HR Leads Business

Jan 25, 2019 | Ginny Engholm

What Workforce Skills Should You Be Developing in 2019?

The half-life of learned skills at work has dipped to about five years. This has created new challenges for HR leaders who must design hiring and learning strategies that can keep pace with this constant change.

Anna Tavis, a professor of leadership and human capital management at the NYU School of Professional Studies, says, “Skills are at the top of everyone's agenda.” This shift results from the rapid pace of business that technology has helped to accelerate, she says.

Technology has brought new tools into the workforce. Sarah Boivert, founder of the Fab Lab Hub, points out, when companies bring in new tools, it’s important that they both provide training on the tools and rethink their workforce structure to ensure that they are integrated into the workflow.

But as hiring managers look ahead in 2019, one question on their minds is what are the hot skills they will need to stay ahead of technological advances and move their company forward. Here are the workforce skills that employers need for 2019 and beyond.

Predictive Analytics 

Scott Snyder, a partner at Heidrick & Struggles, says the three D’s -- design, development and data science -- will continue to be in high demand. “They are the core of developing new digital products and offerings,” he says. “There's no doubt a war for talent around those skills,” he points out, “but AI in particular has been almost an arms race for some companies, especially in the tech sector.”

But companies are also looking for talent with evolving skills in those areas as well. People analytics is one of the most in-demand skills when it comes to the next wave of data analytics, says Tavis. People who can blend behavioral sciences knowledge with analytics, software and coding skills will be highly sought after in all industries, she says.

“People who are actually able to work with data at a higher level, to understand what the data is telling us, to understand the accuracy and the biases that are built into the data, are in very high demand,” she says.

But people analytics is also becoming more domain specific. “The analytics field is evolving to a much more specialized analytics discipline in the domains of different fields,” Tavis says. Tech, healthcare, marketing, HR, they are all developing workers with people analytics skills based on particular expertise within that industry. 

The field is also evolving to focus more on predicting future behavior. “We’re seeing a move on the analytics maturity curve from using data to explain what happened in the past to a more predictive space,” Tavis says. “How do we predict what the organizations are going to need going forward?”
Digital Innovation
“People who can lead digital innovation to improve their core business today, while also incubating new offerings, new products and new ways of operating in the future are sought after talent in this field,” he says.

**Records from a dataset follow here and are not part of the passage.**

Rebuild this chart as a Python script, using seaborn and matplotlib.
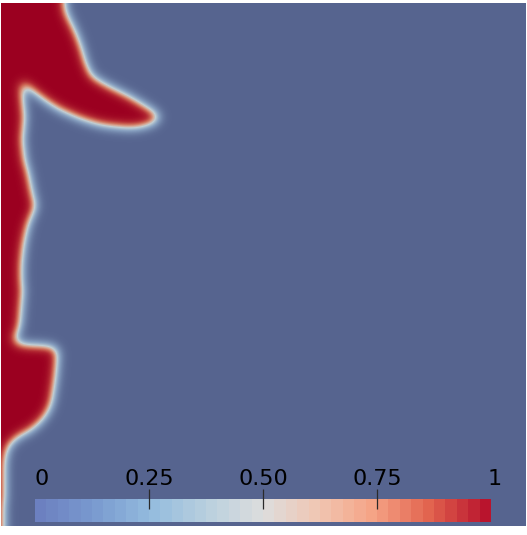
import numpy as np
import pandas as pd
import matplotlib
matplotlib.use("Agg")
import matplotlib.pyplot as plt
from matplotlib.path import Path
from matplotlib.colors import LinearSegmentedColormap, Normalize
import matplotlib.colorbar as mcolorbar
import seaborn as sns

# ---- data (pixel positions of the phase boundary, screen coords) ----
boundary_x = [-20, 62, 66, 70, 75, 79, 83, 86, 92, 100, 107, 117, 127, 136, 144, 152, 160, 156,
              149, 137, 127, 113, 100, 86, 73, 60, 50, 40, 30, 25, 22, 22, 23, 24, 25, 24, 23,
              24, 25, 28, 30, 33, 36, 34, 30, 27, 25, 23, 22, 22, 23, 22, 21, 20, 17, 14,
              20, 35, 50, 56, 58, 57, 56, 54, 52, 48, 43, 36, 30, 20, 12, 8, 6, 5, 5, 5, 4, 4, -20]
boundary_y = [-20, -20, 12, 20, 30, 40, 52, 63, 76, 81, 85, 90, 95, 100, 105, 110, 116, 122,
              125, 128, 128, 127, 125, 121, 116, 110, 104, 97, 89, 84, 83, 88, 97, 107, 117, 128, 140,
              150, 160, 170, 180, 195, 205, 212, 220, 230, 240, 253, 267, 280, 290, 303, 315, 327, 334, 340,
              344, 345, 346, 348, 353, 365, 377, 390, 403, 412, 419, 426, 431, 436, 442, 448, 455, 465, 480, 493, 510, 540, 540]

field_x0, field_x1 = 1, 526     # field extent on screen (px)
field_y0, field_y1 = 3, 526
interface_sigma = 5.5

tick_values = [0.25, 0.5, 0.75]
label_values = [0, 0.25, 0.5, 0.75, 1]
label_texts = ["0", "0.25", "0.50", "0.75", "1"]

# colour maps
bar_colors = [(0.0, (108, 128, 192)), (0.125, (122, 155, 208)), (0.25, (148, 188, 222)),
              (0.375, (185, 208, 222)), (0.5, (221, 221, 221)), (0.625, (240, 198, 178)),
              (0.75, (245, 162, 132)), (0.875, (225, 98, 78)), (1.0, (185, 20, 45))]
field_colors = [(0.0, (86, 100, 143)), (0.3, (135, 160, 192)), (0.5, (192, 205, 210)),
                (0.62, (216, 168, 148)), (0.75, (205, 105, 85)), (0.88, (178, 40, 50)),
                (1.0, (155, 0, 32))]

def make_cmap(name, stops, n=256):
    return LinearSegmentedColormap.from_list(
        name, [(p, tuple(c / 255 for c in rgb)) for p, rgb in stops], N=n)

field_cmap = make_cmap("field", field_colors)
bar_cmap = make_cmap("bar", bar_colors, n=40)

# ---- build the phase field from the boundary ----
nx = field_x1 - field_x0
ny = field_y1 - field_y0
xs = np.arange(nx) + 0.5 + field_x0
ys = np.arange(ny) + 0.5 + field_y0
X, Y = np.meshgrid(xs, ys)
path = Path(np.column_stack([boundary_x, boundary_y]))
inside = path.contains_points(np.column_stack([X.ravel(), Y.ravel()])).reshape(ny, nx).astype(float)

r = int(4 * interface_sigma)
k = np.exp(-0.5 * (np.arange(-r, r + 1) / interface_sigma) ** 2)
k /= k.sum()
pad = np.pad(inside, r, mode="edge")
pad = np.apply_along_axis(lambda v: np.convolve(v, k, mode="same"), 0, pad)
pad = np.apply_along_axis(lambda v: np.convolve(v, k, mode="same"), 1, pad)
phi = pad[r:-r, r:-r]
df = pd.DataFrame(phi)

# ---- figure ----
W, H = 527, 535
fig = plt.figure(figsize=(W / 100, H / 100), dpi=100)
fig.patch.set_facecolor("white")
ax = fig.add_axes([field_x0 / W, 1 - field_y1 / H, nx / W, ny / H])
sns.heatmap(df, ax=ax, cmap=field_cmap, vmin=0, vmax=1, cbar=False,
            xticklabels=False, yticklabels=False, rasterized=True)
ax.set_xlabel("")
ax.set_ylabel("")
for s in ax.spines.values():
    s.set_visible(False)

# colour bar
bx0, bx1, by0, by1 = 35, 491, 499, 522
cax = fig.add_axes([bx0 / W, 1 - by1 / H, (bx1 - bx0) / W, (by1 - by0) / H])
cb = mcolorbar.ColorbarBase(cax, cmap=bar_cmap, norm=Normalize(0, 1), orientation="horizontal")
cb.outline.set_visible(False)
cax.xaxis.set_ticks_position("top")
cax.set_xticks(tick_values)
cax.set_xticklabels([])
cax.tick_params(axis="x", direction="inout", length=14.4, width=0.9, color="#2a2a2a", top=True, bottom=False)
cax.set_zorder(5)

for v, t in zip(label_values, label_texts):
    if v == 0:
        xpos, ha = 0.0, "left"
    elif v == 1:
        xpos, ha = 0.993, "left"
    else:
        xpos, ha = v, "center"
    cax.text(xpos, 1.45, t, transform=cax.transAxes, ha=ha, va="bottom",
             fontsize=16, color="black", family="DejaVu Sans")

fig.savefig("out.png", dpi=100, facecolor="white")
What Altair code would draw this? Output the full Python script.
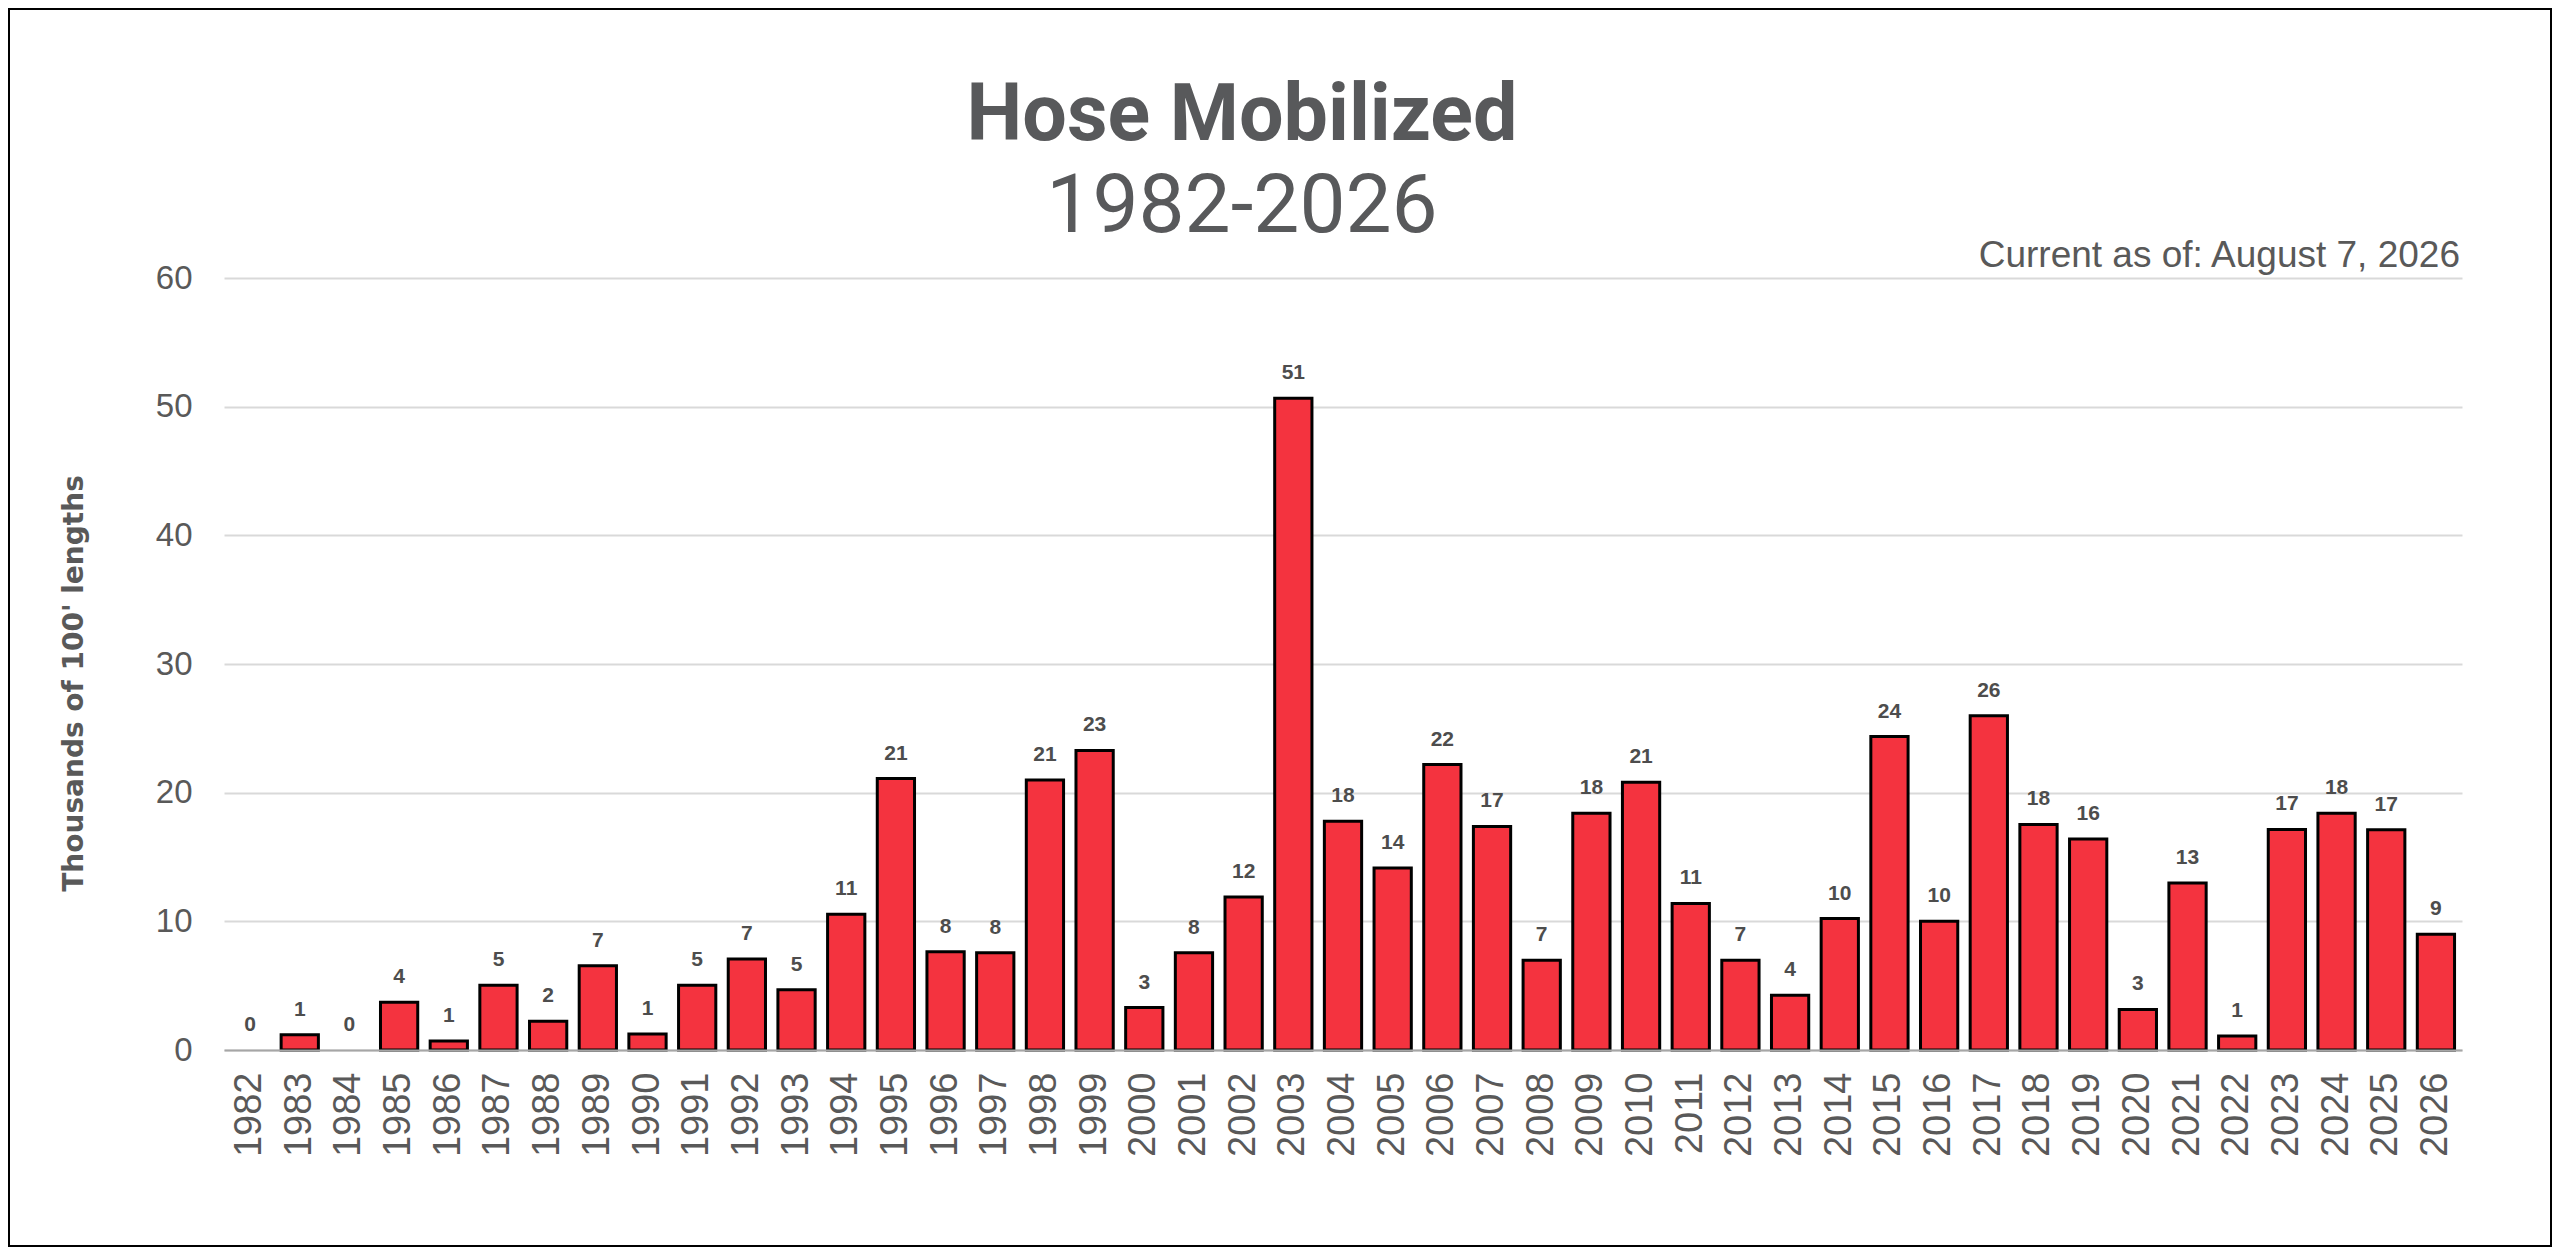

For example, companies are seeking product incubation managers, people who are able to envision how to apply digital to a new opportunity, a new innovation, and then actually run that through a very rapid experimentation process to deploy back into the business, Snyder says. Journey mappers, business modelers and innovation scouts who can dynamically model emerging trends or identify emerging technologies are coming to the forefront too, he says. 

People with the tech skills needed to support this digital innovation are also in high demand. “Another skill companies are looking for is emerging tech specialists, people that are able to translate things like AI or blockchain or other emerging technologies into a specific function of the business,” he says.

And all that new technology also requires people with the training and experience needed to run them. “Disruptive technologies like 3D Printing, robotics, drones, autonomous vehicles and more are coming on the scene at exponential rates,” says Boisvert. Hands-on experience troubleshooting and servicing these machines will be a critically in-demand skill in next year and beyond.

Workplace Culture 

But all of this focus on analytics and innovation doesn’t mean that traditional workplace skills like communication and collaboration aren’t important too. Janine Yancey, CEO of Emtrain, a company that provides workforce training in harassment prevention, bias awareness and interpersonal skills, says there’s an increasing need for people to develop a “workplace culture skill.” 

This skill includes social awareness, respectful behavior, managing of biases and ethical decision-making. “The workplace culture skill is critical in the modern workplace which hosts an increasingly diverse employee population in an increasingly demanding environment,” says Yancey.

Developing a workplace culture skillset in your workforce can be an antidote to the #MeToo movement and help solve other workplace issues of stereotyping, bias and discrimination, she says. “It also influences the ability of a team or a workforce to be high functioning and high performing, or not,” she points out.